Learnings: I learned a lot from this section especially NumPy. Since I was trying to produce data closely aligned to the properties of my real-world phenomenon I ran into issues. Using the NumPy gumbel distribution did not allow setting a ceiling. Which meant it would generate more records than I wanted but would create the distribution I needed. It also generated negative numbers which I didn’t want but overcame using the “abs” function. I also learned how to output a dataframe to an excel file.

Topics: NumPy, Gumbel distribution, concatenation, index reset, export dataframe to excel.


8.0 Simulation Analysis: In this section I created two statistical summaries of the original and synthetic dataset as well as using df.info() to check that thae data types where the same and that I had no null values.


9.0 Comparison: Finally I produced scatterplots of each of the numeric variables to see how aligned they are and bar plots of total flights by year and month. I also displayed the simulated dataset in an output cell within the Jupyter notebook.

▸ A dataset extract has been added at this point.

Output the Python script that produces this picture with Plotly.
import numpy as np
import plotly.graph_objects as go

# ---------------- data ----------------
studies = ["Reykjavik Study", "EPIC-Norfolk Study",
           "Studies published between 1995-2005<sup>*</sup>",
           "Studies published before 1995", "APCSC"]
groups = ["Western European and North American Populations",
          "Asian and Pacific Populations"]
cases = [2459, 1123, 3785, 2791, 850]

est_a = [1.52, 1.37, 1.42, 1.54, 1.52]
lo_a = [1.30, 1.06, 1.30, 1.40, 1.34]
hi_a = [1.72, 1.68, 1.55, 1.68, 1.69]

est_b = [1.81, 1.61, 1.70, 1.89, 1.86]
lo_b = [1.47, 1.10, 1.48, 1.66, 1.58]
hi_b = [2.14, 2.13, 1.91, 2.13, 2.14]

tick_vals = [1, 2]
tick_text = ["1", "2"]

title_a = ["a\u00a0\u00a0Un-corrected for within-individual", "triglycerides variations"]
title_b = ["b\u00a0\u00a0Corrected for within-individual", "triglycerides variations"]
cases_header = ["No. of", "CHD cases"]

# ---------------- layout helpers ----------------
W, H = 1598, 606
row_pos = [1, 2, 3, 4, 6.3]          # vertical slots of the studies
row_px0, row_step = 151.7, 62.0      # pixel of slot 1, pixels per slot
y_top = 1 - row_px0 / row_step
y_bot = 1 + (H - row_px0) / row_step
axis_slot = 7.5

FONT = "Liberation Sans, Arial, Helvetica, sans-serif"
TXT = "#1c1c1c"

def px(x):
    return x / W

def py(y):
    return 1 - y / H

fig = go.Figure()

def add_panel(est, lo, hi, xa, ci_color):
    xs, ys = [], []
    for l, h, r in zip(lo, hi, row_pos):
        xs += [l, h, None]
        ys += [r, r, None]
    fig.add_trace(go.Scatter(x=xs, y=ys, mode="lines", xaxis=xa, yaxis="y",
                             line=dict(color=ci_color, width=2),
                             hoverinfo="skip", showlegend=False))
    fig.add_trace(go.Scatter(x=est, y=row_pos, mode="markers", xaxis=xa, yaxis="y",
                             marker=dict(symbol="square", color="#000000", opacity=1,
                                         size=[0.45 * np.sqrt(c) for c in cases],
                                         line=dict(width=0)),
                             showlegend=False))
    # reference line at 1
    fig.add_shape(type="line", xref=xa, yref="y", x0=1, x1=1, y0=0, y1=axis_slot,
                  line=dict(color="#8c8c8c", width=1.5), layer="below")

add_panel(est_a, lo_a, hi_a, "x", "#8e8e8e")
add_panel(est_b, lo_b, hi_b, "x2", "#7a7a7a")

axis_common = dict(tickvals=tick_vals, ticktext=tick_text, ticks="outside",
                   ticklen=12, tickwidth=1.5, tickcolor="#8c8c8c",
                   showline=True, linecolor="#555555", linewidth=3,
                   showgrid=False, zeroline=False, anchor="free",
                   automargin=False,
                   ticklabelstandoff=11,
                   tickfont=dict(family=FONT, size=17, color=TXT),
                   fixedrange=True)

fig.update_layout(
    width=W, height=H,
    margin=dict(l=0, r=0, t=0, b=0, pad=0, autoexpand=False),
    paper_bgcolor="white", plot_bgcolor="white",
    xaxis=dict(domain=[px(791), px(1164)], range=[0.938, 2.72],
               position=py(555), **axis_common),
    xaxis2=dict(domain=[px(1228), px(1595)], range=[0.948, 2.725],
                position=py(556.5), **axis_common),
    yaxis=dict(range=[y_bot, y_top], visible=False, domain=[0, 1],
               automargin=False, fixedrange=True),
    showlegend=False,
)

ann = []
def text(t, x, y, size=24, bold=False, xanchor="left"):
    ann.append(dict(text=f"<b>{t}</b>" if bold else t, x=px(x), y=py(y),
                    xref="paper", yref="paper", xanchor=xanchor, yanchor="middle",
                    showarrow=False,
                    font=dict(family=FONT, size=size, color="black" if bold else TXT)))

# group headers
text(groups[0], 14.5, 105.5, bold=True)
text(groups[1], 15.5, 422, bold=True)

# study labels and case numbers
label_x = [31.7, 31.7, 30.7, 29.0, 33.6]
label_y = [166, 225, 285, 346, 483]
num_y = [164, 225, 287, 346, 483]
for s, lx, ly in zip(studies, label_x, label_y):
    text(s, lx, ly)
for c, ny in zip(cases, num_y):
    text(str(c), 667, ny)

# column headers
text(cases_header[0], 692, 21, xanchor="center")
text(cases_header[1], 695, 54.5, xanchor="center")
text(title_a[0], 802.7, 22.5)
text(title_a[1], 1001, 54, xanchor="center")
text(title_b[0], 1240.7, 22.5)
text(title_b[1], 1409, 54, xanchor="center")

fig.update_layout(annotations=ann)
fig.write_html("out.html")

Learnings: Here I learned how to concatenate the two dataframes using "assign" so that I could compare the original and synthetic data against each other.


4. Conclusion

Overall I think I made a good attempt at creating a synthetic dataset for this project however I did make some errors along the way. I chose a real world phenomenon that could be measured and for which you could collect data points across at least four variables but I chose the wrong dataset in hindsight. In order to simulate the data I should have chosen a datset that recorded flights in a time series and had classification variables for each individual flight. If that was the case I could have used more functionality from the numpy.random.package. I could also have applied better distributions including poisson and binomial or exponential to detemine the outcome of each flight and aggregate the results. All in all it was an interesting project to work on and I definitely learned alot in developing the solution.